* [WORK INSTRUCTIONS]
Return nothing but the lines from the one with "Emit a LaTeX" through the one with "(0,0) rectangle (1094,601);" in the data below, word for word and without pictures.

(Stored records)
==*==
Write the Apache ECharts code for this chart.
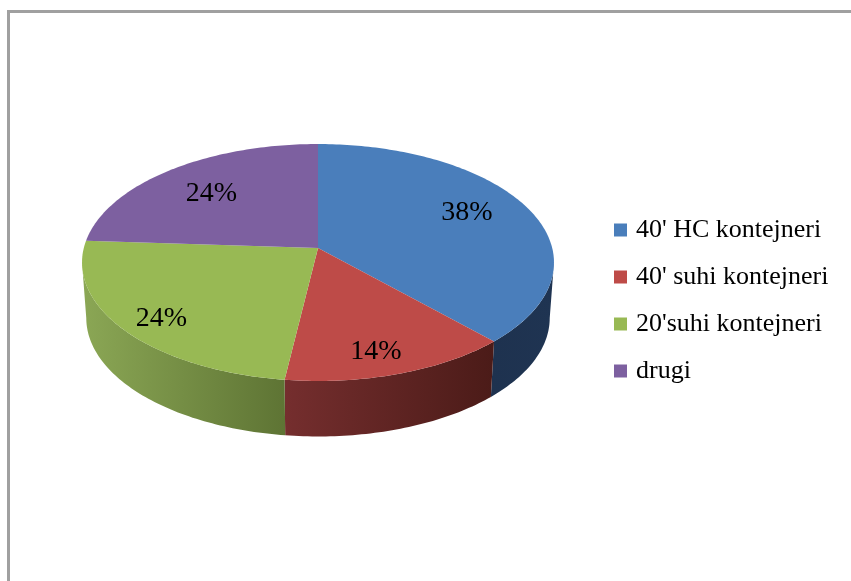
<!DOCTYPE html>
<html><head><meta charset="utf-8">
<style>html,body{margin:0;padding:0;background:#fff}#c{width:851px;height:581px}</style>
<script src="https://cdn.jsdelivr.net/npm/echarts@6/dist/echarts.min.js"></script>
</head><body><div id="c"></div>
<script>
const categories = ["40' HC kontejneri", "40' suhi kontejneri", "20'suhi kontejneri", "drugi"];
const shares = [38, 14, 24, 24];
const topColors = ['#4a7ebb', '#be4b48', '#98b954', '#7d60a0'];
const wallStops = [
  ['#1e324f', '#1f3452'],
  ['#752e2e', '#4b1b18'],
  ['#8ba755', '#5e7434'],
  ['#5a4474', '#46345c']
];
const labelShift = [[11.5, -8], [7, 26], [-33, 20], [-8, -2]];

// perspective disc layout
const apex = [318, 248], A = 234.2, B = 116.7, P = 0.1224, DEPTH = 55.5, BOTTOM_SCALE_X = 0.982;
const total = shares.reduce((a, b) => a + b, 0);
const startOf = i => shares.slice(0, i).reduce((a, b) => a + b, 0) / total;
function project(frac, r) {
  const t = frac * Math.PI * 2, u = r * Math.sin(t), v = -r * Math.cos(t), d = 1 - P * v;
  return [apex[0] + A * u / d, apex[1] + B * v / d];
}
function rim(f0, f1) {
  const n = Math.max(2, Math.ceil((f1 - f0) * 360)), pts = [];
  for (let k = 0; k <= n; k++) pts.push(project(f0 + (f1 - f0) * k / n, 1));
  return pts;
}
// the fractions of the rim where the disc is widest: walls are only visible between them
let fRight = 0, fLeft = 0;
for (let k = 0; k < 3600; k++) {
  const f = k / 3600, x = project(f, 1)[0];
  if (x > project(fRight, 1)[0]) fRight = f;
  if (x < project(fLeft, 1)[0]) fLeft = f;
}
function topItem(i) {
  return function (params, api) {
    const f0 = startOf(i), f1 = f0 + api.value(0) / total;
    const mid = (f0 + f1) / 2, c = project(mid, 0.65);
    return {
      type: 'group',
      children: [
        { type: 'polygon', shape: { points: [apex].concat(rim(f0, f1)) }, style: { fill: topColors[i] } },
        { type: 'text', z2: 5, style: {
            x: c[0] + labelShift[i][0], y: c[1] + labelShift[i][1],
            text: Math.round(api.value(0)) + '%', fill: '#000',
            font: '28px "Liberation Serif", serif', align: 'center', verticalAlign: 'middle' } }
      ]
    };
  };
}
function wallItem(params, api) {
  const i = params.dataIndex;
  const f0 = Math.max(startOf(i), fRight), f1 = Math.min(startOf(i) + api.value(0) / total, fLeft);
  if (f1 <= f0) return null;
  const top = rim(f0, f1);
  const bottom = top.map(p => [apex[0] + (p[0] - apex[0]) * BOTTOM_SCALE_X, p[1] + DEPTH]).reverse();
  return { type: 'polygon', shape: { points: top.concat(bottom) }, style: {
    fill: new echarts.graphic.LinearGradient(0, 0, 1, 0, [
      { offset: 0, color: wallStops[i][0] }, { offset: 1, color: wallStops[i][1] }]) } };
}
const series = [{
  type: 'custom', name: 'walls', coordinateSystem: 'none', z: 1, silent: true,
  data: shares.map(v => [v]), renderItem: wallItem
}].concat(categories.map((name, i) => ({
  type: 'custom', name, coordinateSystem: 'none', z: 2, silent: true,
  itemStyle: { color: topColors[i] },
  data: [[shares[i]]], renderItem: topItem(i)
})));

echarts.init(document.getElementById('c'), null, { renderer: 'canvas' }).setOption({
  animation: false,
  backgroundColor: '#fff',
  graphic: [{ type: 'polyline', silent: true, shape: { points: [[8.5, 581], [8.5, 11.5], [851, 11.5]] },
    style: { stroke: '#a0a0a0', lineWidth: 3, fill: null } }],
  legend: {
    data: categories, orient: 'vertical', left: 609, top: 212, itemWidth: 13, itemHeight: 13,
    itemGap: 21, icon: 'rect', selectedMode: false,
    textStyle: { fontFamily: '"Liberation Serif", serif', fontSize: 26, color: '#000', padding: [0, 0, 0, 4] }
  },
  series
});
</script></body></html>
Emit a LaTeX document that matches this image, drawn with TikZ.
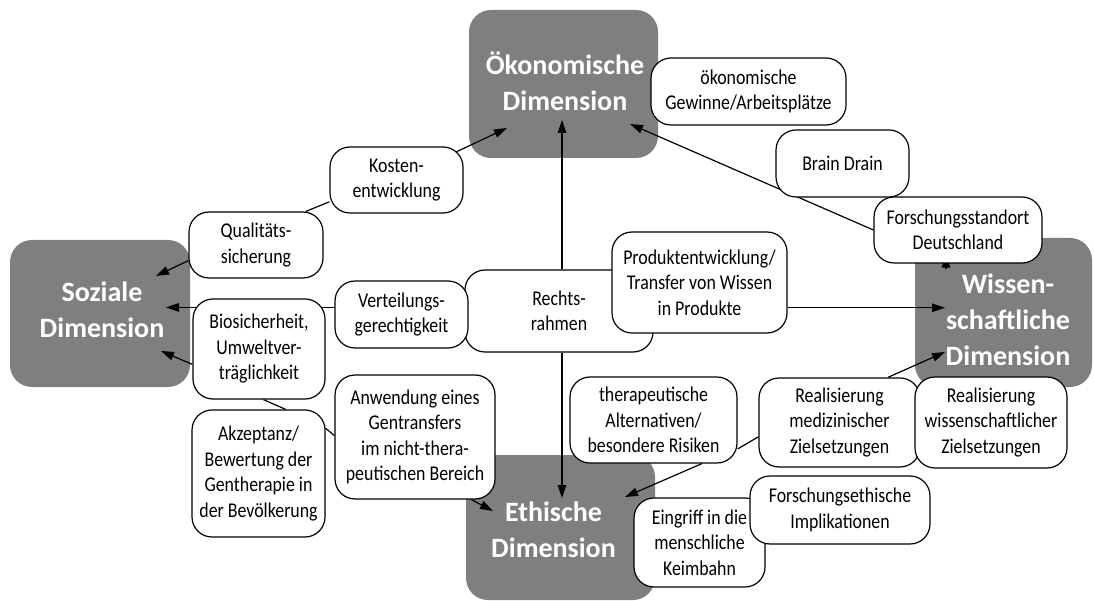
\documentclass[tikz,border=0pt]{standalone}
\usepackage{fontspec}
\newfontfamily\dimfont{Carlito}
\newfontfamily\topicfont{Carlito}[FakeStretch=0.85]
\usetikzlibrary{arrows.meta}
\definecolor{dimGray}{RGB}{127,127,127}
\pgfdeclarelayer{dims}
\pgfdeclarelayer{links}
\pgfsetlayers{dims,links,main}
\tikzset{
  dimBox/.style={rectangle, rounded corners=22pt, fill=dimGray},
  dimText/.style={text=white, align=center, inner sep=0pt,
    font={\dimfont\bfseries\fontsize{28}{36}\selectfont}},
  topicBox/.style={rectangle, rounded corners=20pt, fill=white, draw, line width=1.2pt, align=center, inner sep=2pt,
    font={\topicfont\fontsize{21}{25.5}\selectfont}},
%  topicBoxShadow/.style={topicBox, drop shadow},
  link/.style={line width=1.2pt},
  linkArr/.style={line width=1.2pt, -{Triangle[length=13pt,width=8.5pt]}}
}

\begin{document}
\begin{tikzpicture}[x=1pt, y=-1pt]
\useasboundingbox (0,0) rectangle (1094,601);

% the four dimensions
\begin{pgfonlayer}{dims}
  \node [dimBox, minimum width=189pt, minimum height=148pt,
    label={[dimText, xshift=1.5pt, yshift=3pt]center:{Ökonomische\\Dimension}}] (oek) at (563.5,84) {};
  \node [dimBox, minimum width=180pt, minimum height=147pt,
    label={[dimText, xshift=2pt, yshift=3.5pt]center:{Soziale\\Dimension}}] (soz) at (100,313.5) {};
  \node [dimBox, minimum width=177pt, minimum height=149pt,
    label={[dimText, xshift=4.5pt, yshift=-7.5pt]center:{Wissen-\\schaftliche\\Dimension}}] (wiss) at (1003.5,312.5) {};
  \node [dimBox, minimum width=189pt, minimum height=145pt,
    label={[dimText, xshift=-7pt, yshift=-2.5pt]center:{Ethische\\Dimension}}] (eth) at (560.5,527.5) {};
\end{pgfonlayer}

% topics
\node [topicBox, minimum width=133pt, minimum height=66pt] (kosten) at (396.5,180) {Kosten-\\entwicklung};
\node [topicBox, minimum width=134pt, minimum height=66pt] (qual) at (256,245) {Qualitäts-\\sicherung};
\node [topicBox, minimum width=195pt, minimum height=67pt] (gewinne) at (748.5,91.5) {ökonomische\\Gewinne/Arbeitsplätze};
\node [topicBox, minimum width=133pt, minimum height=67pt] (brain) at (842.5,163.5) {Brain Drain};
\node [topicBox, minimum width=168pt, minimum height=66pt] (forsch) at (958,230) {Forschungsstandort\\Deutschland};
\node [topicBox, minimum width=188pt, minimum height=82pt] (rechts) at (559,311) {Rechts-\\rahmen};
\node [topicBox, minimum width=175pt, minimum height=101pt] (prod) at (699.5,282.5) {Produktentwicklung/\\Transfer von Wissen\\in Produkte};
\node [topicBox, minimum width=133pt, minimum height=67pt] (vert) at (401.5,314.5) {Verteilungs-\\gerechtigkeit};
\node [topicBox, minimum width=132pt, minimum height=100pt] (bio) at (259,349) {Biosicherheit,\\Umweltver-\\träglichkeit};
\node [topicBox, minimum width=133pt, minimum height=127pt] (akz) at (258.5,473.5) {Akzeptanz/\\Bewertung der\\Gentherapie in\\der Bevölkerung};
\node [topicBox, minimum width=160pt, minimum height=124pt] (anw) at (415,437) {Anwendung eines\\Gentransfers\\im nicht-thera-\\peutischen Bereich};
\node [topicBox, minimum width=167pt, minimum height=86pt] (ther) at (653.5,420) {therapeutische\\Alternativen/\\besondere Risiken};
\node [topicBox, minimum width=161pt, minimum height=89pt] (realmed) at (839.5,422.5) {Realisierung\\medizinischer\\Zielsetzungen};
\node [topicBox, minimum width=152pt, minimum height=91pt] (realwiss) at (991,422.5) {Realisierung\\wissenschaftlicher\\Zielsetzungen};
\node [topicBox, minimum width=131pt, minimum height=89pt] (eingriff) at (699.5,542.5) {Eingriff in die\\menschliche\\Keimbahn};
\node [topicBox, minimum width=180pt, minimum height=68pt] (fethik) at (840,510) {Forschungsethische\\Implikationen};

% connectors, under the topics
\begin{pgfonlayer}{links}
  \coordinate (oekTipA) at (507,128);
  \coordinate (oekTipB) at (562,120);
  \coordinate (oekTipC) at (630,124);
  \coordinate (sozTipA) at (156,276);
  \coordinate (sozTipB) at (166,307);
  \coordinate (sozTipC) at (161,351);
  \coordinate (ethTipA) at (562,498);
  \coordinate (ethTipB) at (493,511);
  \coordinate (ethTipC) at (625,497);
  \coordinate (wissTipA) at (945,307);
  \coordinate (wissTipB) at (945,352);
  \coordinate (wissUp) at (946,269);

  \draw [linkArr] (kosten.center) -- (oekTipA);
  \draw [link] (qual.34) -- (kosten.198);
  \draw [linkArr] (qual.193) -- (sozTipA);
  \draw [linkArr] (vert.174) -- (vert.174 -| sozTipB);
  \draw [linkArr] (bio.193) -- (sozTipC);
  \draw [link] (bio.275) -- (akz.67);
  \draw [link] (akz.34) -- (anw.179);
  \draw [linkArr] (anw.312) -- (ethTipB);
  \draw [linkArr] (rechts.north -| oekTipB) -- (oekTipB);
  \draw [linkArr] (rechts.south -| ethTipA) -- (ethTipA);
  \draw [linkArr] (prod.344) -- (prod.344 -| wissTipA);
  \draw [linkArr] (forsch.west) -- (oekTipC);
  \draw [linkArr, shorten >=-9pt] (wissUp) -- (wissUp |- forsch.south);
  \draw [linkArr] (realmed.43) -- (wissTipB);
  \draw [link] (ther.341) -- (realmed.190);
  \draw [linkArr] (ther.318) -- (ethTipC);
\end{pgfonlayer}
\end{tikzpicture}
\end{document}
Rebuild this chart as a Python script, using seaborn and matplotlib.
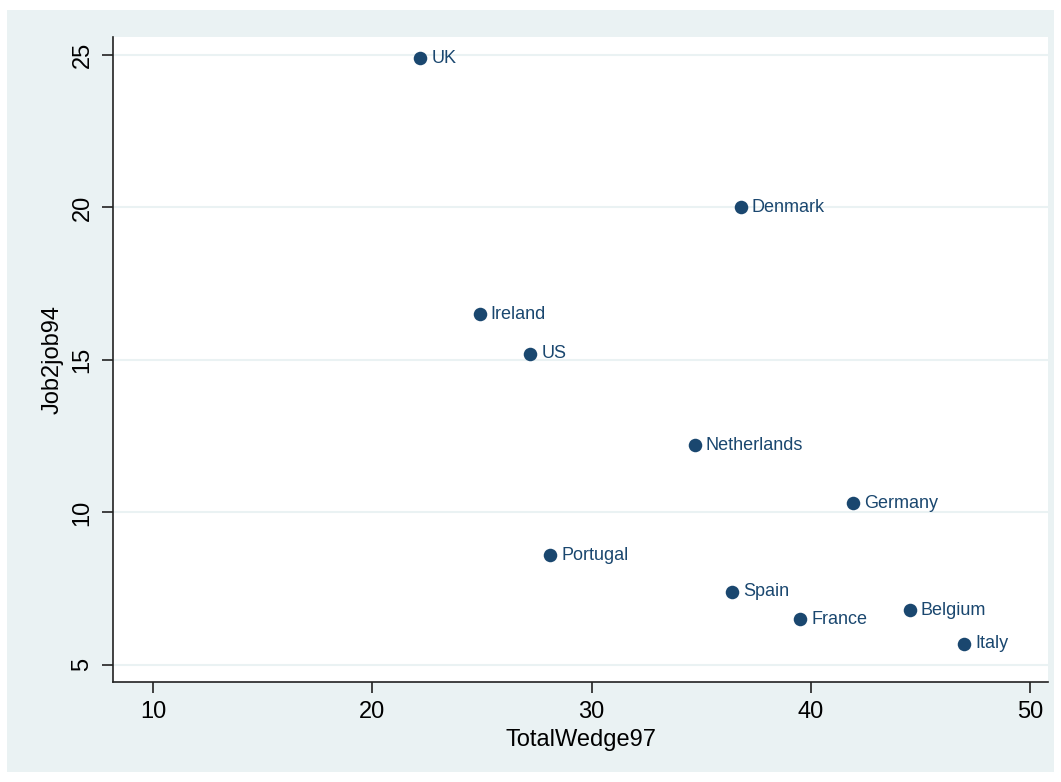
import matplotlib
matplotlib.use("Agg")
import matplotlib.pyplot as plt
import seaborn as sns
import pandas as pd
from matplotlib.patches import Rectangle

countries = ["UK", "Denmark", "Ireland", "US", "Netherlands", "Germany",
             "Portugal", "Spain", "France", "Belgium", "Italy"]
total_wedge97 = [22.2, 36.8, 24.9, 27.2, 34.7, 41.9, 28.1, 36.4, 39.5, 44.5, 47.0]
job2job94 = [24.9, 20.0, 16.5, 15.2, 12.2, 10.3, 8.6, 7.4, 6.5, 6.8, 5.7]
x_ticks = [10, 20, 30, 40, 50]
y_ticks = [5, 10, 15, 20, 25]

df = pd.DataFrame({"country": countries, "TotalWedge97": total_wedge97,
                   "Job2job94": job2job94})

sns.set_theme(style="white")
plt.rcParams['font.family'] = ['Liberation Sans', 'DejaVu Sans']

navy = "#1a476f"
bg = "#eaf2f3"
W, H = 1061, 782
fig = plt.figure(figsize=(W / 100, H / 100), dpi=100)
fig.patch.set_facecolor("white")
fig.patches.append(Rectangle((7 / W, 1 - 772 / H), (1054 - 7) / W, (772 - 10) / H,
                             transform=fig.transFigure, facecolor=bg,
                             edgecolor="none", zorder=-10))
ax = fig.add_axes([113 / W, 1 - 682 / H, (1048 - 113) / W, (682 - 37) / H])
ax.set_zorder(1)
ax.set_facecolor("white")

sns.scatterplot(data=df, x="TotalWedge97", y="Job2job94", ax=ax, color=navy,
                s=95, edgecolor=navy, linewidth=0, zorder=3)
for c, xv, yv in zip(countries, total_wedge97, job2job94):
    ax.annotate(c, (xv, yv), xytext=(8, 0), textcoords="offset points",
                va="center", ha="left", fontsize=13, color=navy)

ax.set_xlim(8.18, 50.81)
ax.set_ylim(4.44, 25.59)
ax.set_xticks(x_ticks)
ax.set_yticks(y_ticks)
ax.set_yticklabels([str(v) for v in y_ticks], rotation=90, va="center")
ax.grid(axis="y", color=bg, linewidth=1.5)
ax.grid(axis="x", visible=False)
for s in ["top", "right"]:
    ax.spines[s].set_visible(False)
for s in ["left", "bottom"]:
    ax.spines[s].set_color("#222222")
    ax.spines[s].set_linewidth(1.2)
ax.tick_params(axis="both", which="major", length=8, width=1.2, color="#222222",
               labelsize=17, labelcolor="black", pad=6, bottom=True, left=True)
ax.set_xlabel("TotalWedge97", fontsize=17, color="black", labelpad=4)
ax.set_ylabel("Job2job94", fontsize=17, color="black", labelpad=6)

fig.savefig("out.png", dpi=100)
==*==
* [PROBLEM SOLUTION]
Emit a LaTeX document that matches this image, drawn with TikZ.
\documentclass[tikz,border=0pt]{standalone}
\usepackage{fontspec}
\newfontfamily\dimfont{Carlito}
\newfontfamily\topicfont{Carlito}[FakeStretch=0.85]
\usetikzlibrary{arrows.meta}
\definecolor{dimGray}{RGB}{127,127,127}
\pgfdeclarelayer{dims}
\pgfdeclarelayer{links}
\pgfsetlayers{dims,links,main}
\tikzset{
  dimBox/.style={rectangle, rounded corners=22pt, fill=dimGray},
  dimText/.style={text=white, align=center, inner sep=0pt,
    font={\dimfont\bfseries\fontsize{28}{36}\selectfont}},
  topicBox/.style={rectangle, rounded corners=20pt, fill=white, draw, line width=1.2pt, align=center, inner sep=2pt,
    font={\topicfont\fontsize{21}{25.5}\selectfont}},
%  topicBoxShadow/.style={topicBox, drop shadow},
  link/.style={line width=1.2pt},
  linkArr/.style={line width=1.2pt, -{Triangle[length=13pt,width=8.5pt]}}
}

\begin{document}
\begin{tikzpicture}[x=1pt, y=-1pt]
\useasboundingbox (0,0) rectangle (1094,601);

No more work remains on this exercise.